In another incident, Gliniewicz made a threatening comment to a colleague that included the phrase, “faster than I could put three rounds of bullets in your chest.”
He also left a crime scene unattended, according to the personnel file. “The risk of the destruction or altering of evidence or the entire crime scene is unacceptable and outrageous,” an official wrote in the file.
The file also contains an unsigned, anonymous letter from members of the department complaining about Gliniewicz’s behavior, including claims of sexual harassment and an “inappropriate sexual relationship” with a subordinate.
The file also includes many certificates for class completion as well as good reviews.

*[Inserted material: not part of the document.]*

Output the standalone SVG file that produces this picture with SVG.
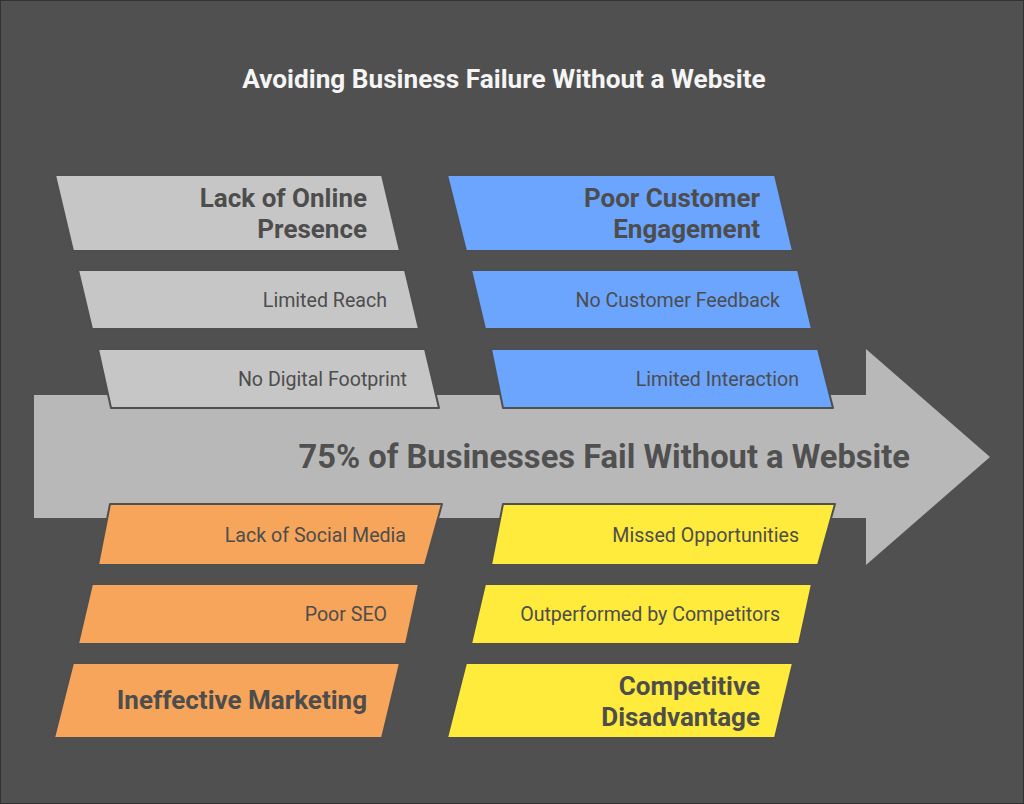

‘I had nothing to do with it’
The final act of his career played out September 1, when Gliniewicz radioed that he was pursuing a trio on foot.
He described three possible suspects.
“I’m out near the old concrete plant checking out two male white, a male black,” Gliniewicz radioed, according to CNN affiliate WLS.
Three minutes later, he requested backup. It was the last time anyone would hear from him.
Backup arrived minutes later and found him dead of what his autopsy would later reveal to be a gunshot wound to the chest.
A massive manhunt followed as 400 law enforcement officers scoured the woods looking for his killers.
That manhunt nearly snared Thomas Corso and his friends — whom Corso said resembled the three men Gliniewicz described in his radio call.
“There was a great possibility that Lt. Gliniewicz may have driven by those three individuals on his way to that scene,” Cmdr. Filenko told WLS at the time.
Corso said they were using the ATM at the time.
A few days later, authorities questioned Corso and his friends.
Investigators cleared the three after they presented receipts from a diner and witnesses confirmed seeing them there.
Corso said Thursday said he didn’t even know about what had happened to Gliniewicz until someone told him a huge manhunt was underway. It’s been stressful, he said.
“Oh absolutely, this is a big relief for me, when I got the news yesterday, it was a huge relief,” he said.